Tip Trans excepted to Brocsand’s particulars of claim on the basis that Brocsand failed to disclose a cause of action against Tip Trans, in that the Agreement conferred rights on Brocsand in respect of the mining on Red Hill Farm only, and not on Doornkraal Farm.

Tip Trans alleged inter alia that:

1.         Neither Global Pact nor Tip Trans were party to the Agreement which granted Brocsand a pre-emptive right in relation to Red Hill Farm; and

2.         Brocsand cannot, by unilateral declaration of intent and by implementation of the Oryx mechanism, acquire new found contractual rights against Global Pact and Tip Trans in relation to the Doornkraal Farm, even if it were to be found that Brocsand’s pre-emptive rights were infringed.

Brocsand thereafter sought to amend its particulars of claim under Rule 28(1).

Court a quo

The court a quo held that Brocsand could not use the Oryx mechanism to step into the shoes of a party in relation to a contract with whom Brocsand had no contractual relationship. Accordingly, Brocsand could not have obtained rights in respect of Doornkraal Farm. The court a quo held that Brocsand’s right of first refusal, in respect of the mining on Red Hill Farm, was not breached by the Doornkraal Farm aspect of the January 2015 Agreement.

In addition to dismissing Brocsand’s application to amend, the court a quo granted Brocsand leave to appeal to the Supreme Court of Appeal.

Supreme Court of Appeal (“SCA”)

The SCA held that Brocsand’s right of first refusal in the Agreement was limited to a right against Full Score in respect of Red Hill Farm and that the content of such right cannot change because of a breach thereof.

In this regard, the SCA quoted Hirschowitz v Moolman and Others 1985 (3) SA 739 (A) wherein the court held that  “although the holder (grantee) of the right of pre-emption is said to step into the shoes of the third party, he does not take the place of the third party in relation to that contract. The true position is that upon the grantee exercising his rights after the conclusion of a contract of sale with a third party, a new independent contract – and not a substitutionary one – comes into existence between the grantor and the grantee and this does not affect the validity of the contract between the grantor and the third party.

The SCA concluded that the application of the Oryx mechanism does not confer rights upon Brocsand, which rights may be exercised against Global Pact and in respect of Doornkraal Farm. Accordingly, Brocsand’s right of pre-emption was not breached by the January 2015 Agreement. The SCA found that the court a quo correctly upheld Tip Trans’ exception and dismissed Brocsand’s application to amend its particulars.
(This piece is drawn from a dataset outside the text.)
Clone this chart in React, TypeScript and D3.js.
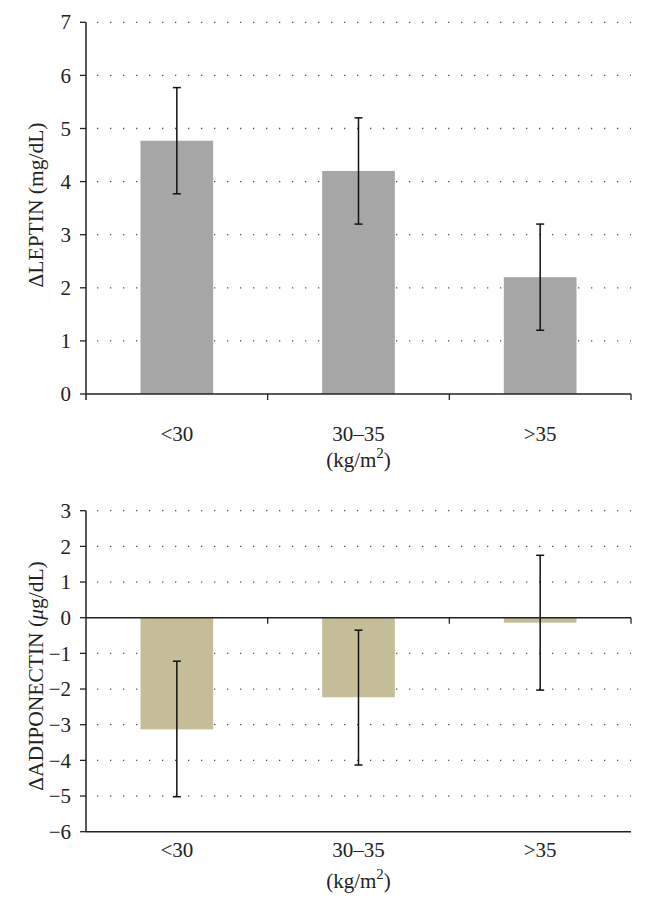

Where the holder of a right of pre-emption (grantee) seeks to apply the Oryx mechanism and the doctrine of notice, it cannot acquire more rights than those afforded by the grantor.

[1]              Mokone v Tassos Properties CC and Another [2017] ZACC 25; 2017 (5) SA 456 (CC) described the Oryx mechanism as follows: “In the event that a seller concludes a contract of sale with a third party in breach of a right of pre-emption, the [holder of the right of pre-emption] may, through a unilateral declaration of intent, step into the position of the third party. A contract of sale is then deemed to have been [concluded] between the seller and the holder of the right of preemption.”